Da sich in der Wiener radikalen Linken in den letzten Tagen eine für mich
erschreckende Anzahl an Leuten offen für den digitalen Pranger gegen
Gewalttäter eingesetzt haben, dort aber eine rationale Diskussion kaum mehr
möglich ist, möchte ich auch etwas zum Thema schreiben:

Ich wurde vor einigen Jahren als Radfahrer von einem Taxilenker völlig
grundlos verprügelt (ich war ihm zu langsam und im Weg und da ich es wagte
auf seine Beschimpfungen zurückzuschimpen...) und ich habe zurückgeschlagen.

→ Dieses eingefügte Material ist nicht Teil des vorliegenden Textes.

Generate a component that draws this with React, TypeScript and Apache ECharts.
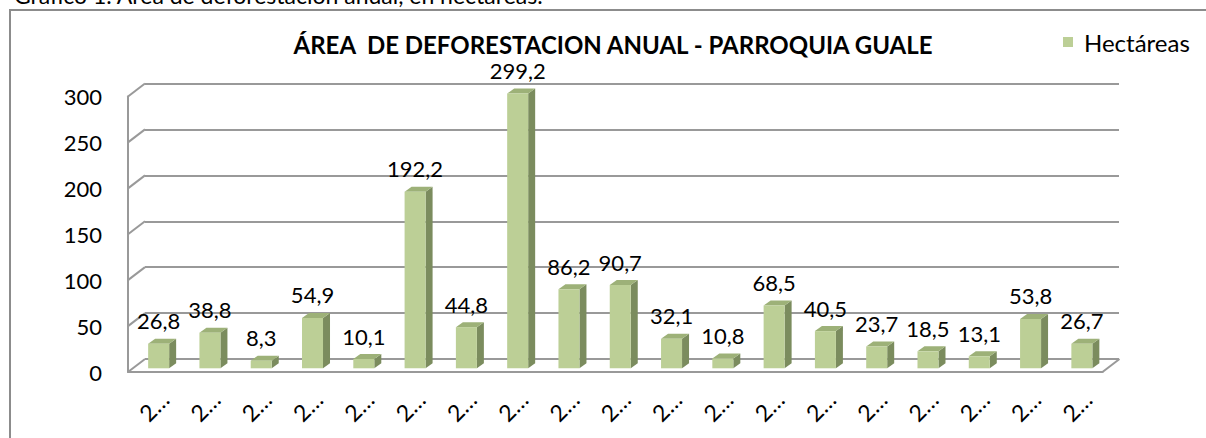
import React, { useEffect, useRef } from "react";
import * as echarts from "echarts";

const categories = ["2…", "2…", "2…", "2…", "2…", "2…", "2…", "2…", "2…", "2…", "2…", "2…", "2…", "2…", "2…", "2…", "2…", "2…", "2…"];
const hectareas = [26.8, 38.8, 8.3, 54.9, 10.1, 192.2, 44.8, 299.2, 86.2, 90.7, 32.1, 10.8, 68.5, 40.5, 23.7, 18.5, 13.1, 53.8, 26.7];
const yTicks = [0, 50, 100, 150, 200, 250, 300];
const seriesName = "Hectáreas";
const chartTitle = "ÁREA  DE DEFORESTACION ANUAL - PARROQUIA GUALE";
const caption = "Gráfico 1. Área de deforestación anual, en hectáreas.";

const FONT = "Lato, 'Noto Sans', sans-serif";
const GRID_COLOR = "#999999";
const DX = 17;
const DY = -13;

export default function App() {
  const ref = useRef<HTMLDivElement>(null);
  useEffect(() => {
    if (!ref.current) return;
    const chart = echarts.init(ref.current, null, { renderer: "svg" });
    const option: any = {
      animation: false,
      backgroundColor: "#ffffff",
      title: {
        text: chartTitle,
        left: 613,
        top: 32,
        padding: 0,
        textAlign: "center",
        textStyle: { fontFamily: FONT, fontSize: 24, fontWeight: "bold", color: "#000" },
      },
      legend: {
        data: [seriesName],
        left: 1063,
        top: 30,
        padding: 0,
        icon: "rect",
        itemWidth: 10,
        itemHeight: 10,
        textStyle: { fontFamily: FONT, fontSize: 24, color: "#000", padding: [0, 0, 0, 6] },
      },
      graphic: [
        {
          type: "rect",
          shape: { x: 10, y: 10, width: 1400, height: 600 },
          style: { fill: "none", stroke: "#8c8c8c", lineWidth: 2 },
          z: 0,
        },
        {
          type: "text",
          x: 14,
          y: -5,
          style: { text: caption, fontFamily: FONT, fontSize: 23, fill: "#000", verticalAlign: "middle" },
        },
      ],
      grid: [
        // mid plane: bars
        { left: 133, right: 98.5, top: 92.8, bottom: 69.7 },
        // front plane: axes & labels
        { left: 128, right: 103.5, top: 96.5, bottom: 66 },
        // back plane: gridlines
        { left: 145, right: 87, top: 83.5, bottom: 79 },
      ],
      xAxis: [
        { type: "category", gridIndex: 0, data: categories, show: false },
        {
          type: "category",
          gridIndex: 1,
          data: categories,
          axisLine: { show: true, lineStyle: { color: GRID_COLOR, width: 2 } },
          axisTick: { show: false },
          axisLabel: {
            rotate: 45,
            align: "center",
            verticalAlign: "middle",
            margin: 34,
            interval: 0,
            fontFamily: FONT,
            fontSize: 23,
            color: "#000",
          },
        },
        { type: "category", gridIndex: 2, data: categories, show: false },
      ],
      yAxis: [
        { type: "value", gridIndex: 0, min: 0, max: 300, interval: 50, show: false },
        {
          type: "value",
          gridIndex: 1,
          min: 0,
          max: 300,
          interval: 50,
          axisLine: { show: true, lineStyle: { color: GRID_COLOR, width: 2 } },
          axisTick: { show: false },
          splitLine: { show: false },
          axisLabel: { margin: 26, fontFamily: FONT, fontSize: 22, color: "#000" },
        },
        {
          type: "value",
          gridIndex: 2,
          min: 0,
          max: 300,
          interval: 50,
          axisLine: { show: false },
          axisTick: { show: false },
          axisLabel: { show: false },
          splitLine: { show: true, lineStyle: { color: GRID_COLOR, width: 2 } },
        },
      ],
      series: [
        {
          type: "custom",
          name: "frame",
          xAxisIndex: 1,
          yAxisIndex: 1,
          silent: true,
          z: 1,
          data: yTicks.map((v) => [0, v]),
          renderItem: (params: any, api: any) => {
            const cs = params.coordSys;
            const v = api.value(1);
            const y = api.coord([0, v])[1];
            const children: any[] = [
              {
                type: "line",
                shape: { x1: cs.x, y1: y, x2: cs.x + DX, y2: y + DY },
                style: { stroke: GRID_COLOR, lineWidth: 2 },
              },
            ];
            if (v === 0) {
              const xr = cs.x + cs.width;
              children.push({
                type: "line",
                shape: { x1: xr, y1: y, x2: xr + DX, y2: y + DY },
                style: { stroke: GRID_COLOR, lineWidth: 2 },
              });
            }
            return { type: "group", children };
          },
        },
        {
          type: "bar",
          name: seriesName,
          xAxisIndex: 0,
          yAxisIndex: 0,
          data: hectareas,
          barWidth: 21,
          z: 3,
          itemStyle: { color: "#bccf96" },
          label: {
            show: true,
            position: "top",
            distance: 12,
            fontFamily: FONT,
            fontSize: 22,
            color: "#000",
            formatter: (p: any) => String(p.value).replace(".", ","),
          },
        },
        {
          type: "custom",
          name: "caps",
          xAxisIndex: 0,
          yAxisIndex: 0,
          silent: true,
          z: 2,
          data: hectareas.map((v, i) => [i, v]),
          renderItem: (params: any, api: any) => {
            const i = api.value(0);
            const v = api.value(1);
            const top = api.coord([i, v]);
            const base = api.coord([i, 0]);
            const x0 = top[0] - 10.5;
            const x1 = top[0] + 10.5;
            const d = 7;
            const e = -5;
            return {
              type: "group",
              children: [
                {
                  type: "polygon",
                  shape: {
                    points: [
                      [x1, top[1]],
                      [x1 + d, top[1] + e],
                      [x1 + d, base[1] + e],
                      [x1, base[1]],
                    ],
                  },
                  style: { fill: "#7b8c5e" },
                },
                {
                  type: "polygon",
                  shape: {
                    points: [
                      [x0, top[1]],
                      [x0 + d, top[1] + e],
                      [x1 + d, top[1] + e],
                      [x1, top[1]],
                    ],
                  },
                  style: { fill: "#9db178" },
                },
              ],
            };
          },
        },
      ],
    };
    chart.setOption(option);
    return () => chart.dispose();
  }, []);
  return (
    <div
      ref={ref}
      style={{ position: "fixed", left: 0, top: 0, width: 1206, height: 438 }}
    />
  );
}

Am Ende wurden wir beide angezeigt. Ich fand und finde das unfair und fühle
mich bis heute vom Gericht und vom zuständigen Bewährungshelfer von
"Neustart" zu dem wir beide geschickt wurden, unfair behandelt. Der Täter
kam jedenfalls straffrei davon. Ich hatte damals das Ganze auch auf Facebook
thematisiert, allerdings wäre es mir nicht im Traum eingefallen ein Foto des
Täters oder seinen Namen auf Facebook zu stellen. Wäre es nach meinen
persönlichen Gefühlen gegangen, hätte man den Kerl gerne ein bisschen
foltern oder an den Pranger stellen können. Aber zur Befriedigung
subjektiver persönlicher Rachegefühle ist das Recht eben nicht da. Es ist ja
gerade der Sinn des bürgerlichem Strafrechts, dieses zu objektivieren und
der Rache einzelner zu entziehen. Das muss man nicht gut finden, aber ich
halte es gegenüber spontaner Selbstjustiz für einen Fortschritt und bin
gerade entsetzt, dass dies offenbar in der radikalen Linken in Wien
keineswegs Konsens, ja vielleicht nicht einmal mehrheitsfähig ist.

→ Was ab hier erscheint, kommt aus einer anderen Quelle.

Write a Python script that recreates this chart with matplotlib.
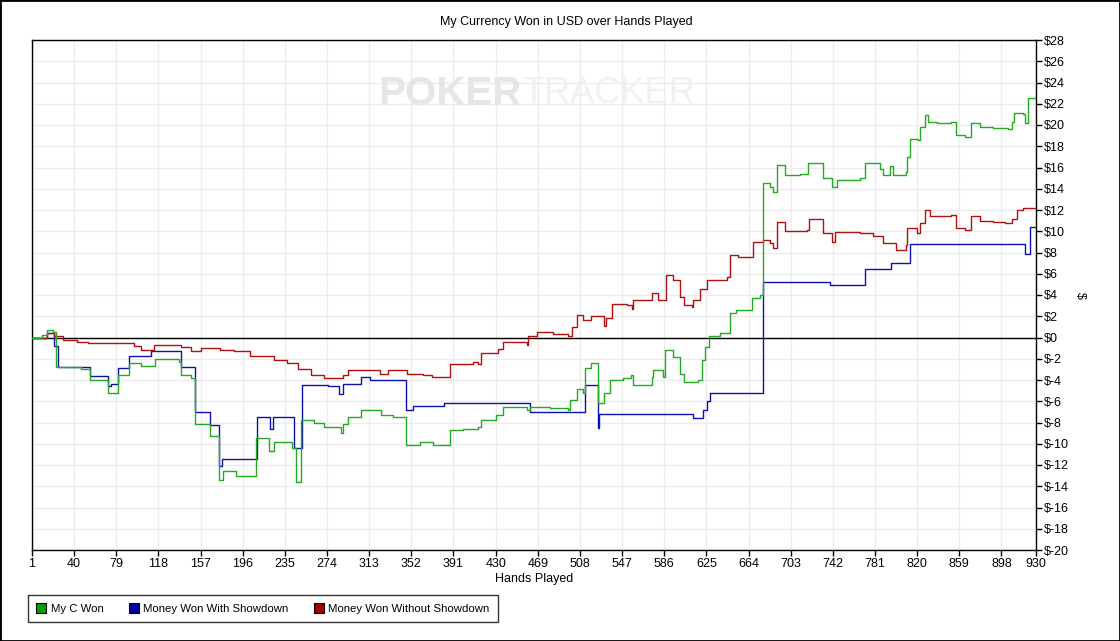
import matplotlib
matplotlib.use('Agg')
import matplotlib.pyplot as plt
from matplotlib.patches import Patch, Rectangle

# Hands / cumulative USD values (change points)
green_hands = [1, 10, 15, 20, 23, 46, 55, 71, 81, 91, 102, 115, 137, 139, 148, 152, 166, 174, 178, 190,
               208, 220, 225, 242, 245, 250, 262, 271, 287, 289, 293, 305, 324, 335, 347, 360, 372, 388,
               400, 414, 416, 430, 437, 459, 462, 480, 497, 499, 505, 511, 513, 518, 525, 530, 536, 548,
               555, 557, 575, 576, 585, 587, 594, 601, 604, 617, 621, 624, 627, 638, 647, 652, 667, 675,
               677, 684, 687, 690, 698, 712, 719, 733, 741, 746, 767, 772, 786, 788, 795, 798, 810, 811,
               813, 821, 823, 827, 830, 838, 851, 856, 864, 870, 878, 890, 904, 908, 910, 918, 920, 923, 930]
green_vals = [0, 0.2, 0.7, 0.5, -2.75, -3.0, -4.0, -5.2, -3.5, -2.4, -2.7, -2.0, -2.3, -3.5, -3.8, -8.1,
              -9.3, -13.4, -12.6, -13.0, -9.5, -10.7, -9.8, -10.4, -13.6, -7.8, -8.0, -8.4, -9.0, -8.1,
              -7.45, -6.8, -7.3, -7.45, -10.1, -9.8, -10.1, -8.7, -8.6, -8.4, -7.8, -7.3, -6.5, -6.8, -6.5,
              -6.6, -6.8, -5.9, -4.8, -5.2, -2.9, -2.4, -6.2, -5.2, -4.0, -3.8, -3.5, -4.5, -3.7, -3.1,
              -3.7, -1.2, -1.8, -3.4, -4.2, -4.0, -2.1, -0.9, 0.1, 0.4, 2.3, 2.6, 3.7, 4.0, 14.5, 14.2,
              13.7, 16.2, 15.3, 15.4, 16.4, 15.0, 14.2, 14.8, 15.0, 16.4, 15.9, 15.3, 16.1, 15.3, 15.6,
              17.0, 18.7, 18.6, 19.8, 20.9, 20.3, 20.2, 20.3, 19.1, 18.9, 20.2, 19.8, 19.7, 19.6, 20.3,
              21.1, 21.0, 20.2, 22.5, 22.7]

blue_hands = [1, 15, 21, 25, 55, 71, 74, 81, 91, 111, 139, 152, 166, 174, 177, 209, 221, 224, 243, 251,
              275, 285, 289, 305, 314, 347, 354, 382, 460, 462, 511, 513, 525, 526, 613, 622, 626, 628,
              677, 739, 772, 796, 813, 920, 924, 930]
blue_vals = [0, 0.4, -0.8, -2.75, -3.6, -4.6, -4.4, -2.9, -1.7, -1.3, -2.75, -7.0, -8.2, -12.1, -11.4,
             -7.5, -8.6, -7.5, -10.4, -4.5, -4.6, -5.3, -4.4, -3.7, -4.0, -6.8, -6.45, -6.2, -6.2, -7.0,
             -7.0, -4.5, -8.5, -7.2, -7.6, -6.8, -6.0, -5.2, 5.25, 4.9, 6.45, 7.05, 8.8, 7.85, 10.4, 10.4]

red_hands = [1, 15, 21, 30, 43, 53, 80, 95, 102, 114, 139, 148, 157, 175, 188, 203, 225, 237, 247, 259,
             271, 289, 293, 323, 330, 348, 363, 371, 386, 388, 409, 414, 416, 432, 437, 459, 460, 468,
             483, 497, 501, 505, 511, 518, 530, 532, 538, 552, 556, 557, 575, 580, 588, 594, 601, 604,
             612, 613, 619, 626, 644, 647, 654, 668, 677, 684, 687, 690, 698, 718, 720, 733, 741, 744,
             767, 779, 786, 788, 800, 810, 811, 820, 823, 827, 832, 851, 856, 864, 870, 878, 890, 901,
             908, 912, 918, 930]
red_vals = [0, 0.4, 0.15, -0.2, -0.4, -0.5, -0.55, -0.8, -1.2, -0.7, -0.9, -1.25, -1.0, -1.2, -1.3,
            -1.75, -2.1, -2.4, -3.0, -3.5, -3.85, -3.5, -3.1, -3.4, -3.1, -3.45, -3.5, -3.7, -3.75, -2.5,
            -2.3, -2.5, -1.5, -1.1, -0.4, -0.7, 0.15, 0.55, 0.3, 0.1, 1.0, 2.1, 1.65, 2.0, 1.1, 1.8, 3.2,
            3.05, 2.7, 3.5, 4.15, 3.5, 5.9, 5.4, 3.85, 3.05, 2.9, 3.5, 4.6, 5.4, 5.7, 7.8, 7.6, 9.0, 9.2,
            8.9, 8.4, 10.9, 10.0, 10.1, 11.2, 9.8, 9.0, 9.9, 9.8, 9.6, 9.55, 8.85, 8.2, 8.7, 10.3, 9.8,
            10.75, 12.0, 11.4, 11.5, 10.3, 10.1, 11.4, 11.0, 10.9, 10.75, 11.2, 12.0, 12.15, 12.2]

x_ticks = [1, 40, 79, 118, 157, 196, 235, 274, 313, 352, 391, 430, 469, 508, 547, 586, 625, 664,
           703, 742, 781, 820, 859, 898, 930]
y_ticks = list(range(-20, 29, 2))

series_labels = ['My C Won', 'Money Won With Showdown', 'Money Won Without Showdown']
line_colors = ['#22aa22', '#1010b0', '#b01010']
patch_colors = ['#00a000', '#0000a0', '#a00000']

plt.rcParams['font.family'] = ['Liberation Sans', 'DejaVu Sans']
plt.rcParams['font.size'] = 9

fig = plt.figure(figsize=(11.2, 6.41), dpi=100)
ax = fig.add_axes([32 / 1120, 91 / 641, 1004 / 1120, 510 / 641])

ax.plot(green_hands, green_vals, color=line_colors[0], lw=1, drawstyle='steps-post', zorder=4)
ax.plot(blue_hands, blue_vals, color=line_colors[1], lw=1, drawstyle='steps-post', zorder=3)
ax.plot(red_hands, red_vals, color=line_colors[2], lw=1, drawstyle='steps-post', zorder=3)
ax.axhline(0, color='black', lw=1, zorder=2)

ax.set_xlim(1, 930)
ax.set_ylim(-20, 28)
ax.set_xticks(x_ticks)
ax.set_yticks(y_ticks)
ax.set_yticklabels(['$' + str(v) for v in y_ticks])
ax.yaxis.tick_right()
ax.yaxis.set_label_position('right')
ax.tick_params(axis='both', direction='out', length=4, width=1, colors='black', labelsize=9, pad=2)
ax.grid(True, color='#ececec', lw=1, zorder=0)
ax.set_axisbelow(True)
for sp in ax.spines.values():
    sp.set_color('black')
    sp.set_linewidth(1)

ax.set_xlabel('Hands Played', fontsize=9, labelpad=2)
ax.set_ylabel('$', fontsize=9, rotation=270, labelpad=12)

# watermark
ax.text(0.488, 0.895, 'POKER', transform=ax.transAxes, ha='right', va='center',
        fontsize=29, fontweight='bold', color='#e6e6e6', zorder=1)
ax.text(0.488, 0.895, 'TRACKER', transform=ax.transAxes, ha='left', va='center',
        fontsize=26, color='#f1f1f1', zorder=1)

fig.text(0.506, 0.966, 'My Currency Won in USD over Hands Played', ha='center', va='center', fontsize=9)

handles = [Patch(facecolor=c, edgecolor='black', lw=0.8) for c in patch_colors]
leg = fig.legend(handles, series_labels, loc='lower left', bbox_to_anchor=(28 / 1120, 19 / 641),
                 ncol=3, fontsize=8.2, frameon=True, fancybox=False, edgecolor='black',
                 handlelength=0.9, handleheight=0.9, handletextpad=0.4, columnspacing=2.2,
                 borderpad=0.7, borderaxespad=0)
leg.get_frame().set_linewidth(1)

fig.patches.append(Rectangle((0, 0), 1, 1, transform=fig.transFigure, fill=False,
                             edgecolor='black', lw=2))

plt.savefig('out.png', dpi=100)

Wenn ich an meinen damaligen Fall denke, ärgere ich mich immer noch darüber,
wie ich, das Opfer, damals vom Gericht und von Neustart behandelt worden
bin. Trotzdem bin ich froh, dass es irgend eine Form des Versuchs der
Ojektivierung des Konfliktes gab. Es gab keine Zeugen für das Ganze, nur
zwei Aussagen und Zeugen dafür, dass zwei Leute auf der Straße lagen und
aufeinander einschlugen. Was soll man machen? Mir ist es ein höheres Gut, in
einer Gesellschaft zu leben, in der es keinen Pranger mehr gibt und in der
Justiz nicht der Selbstjustiz überlassen wird, als dass meine persönlichen
Rachebedürfnisse befriedigt werden. Im Notfall bin ich da dem bürgerlichen
Recht sogar dankbar, dass es mich vor meinen eigenen Bedürfnissen nach Rache
schützt.

Wir können gerne darüber diskutieren, wie wir diese bürgerliche Justiz als
Linke weiterentwickeln können und wo diese bürgerliche Justiz blinde Flecken
hat, das hat sie nämlich in vielerlei Hinsicht. Ich bin kein Liberaler, der
der Meinung wäre, dass dies der Weisheit letzter Schluß wäre, aber ich will
auch nicht hinter die Errungenschaften der bürgerlichen Justiz zurückfallen
und Pranger und Selbstjustiz das Wort reden. Linke, die dies mit welchen
Argumenten auch immer (und seien es auch wahnsinnig progressiv klingende
feministische Betroffenheitsargumente) tun, sind meines Erachtens regressiv
und gleiten eher ins Mittelalter zurück, als dass sie den Weg in eine
lichtere sozialistische Zukunft beschreiten!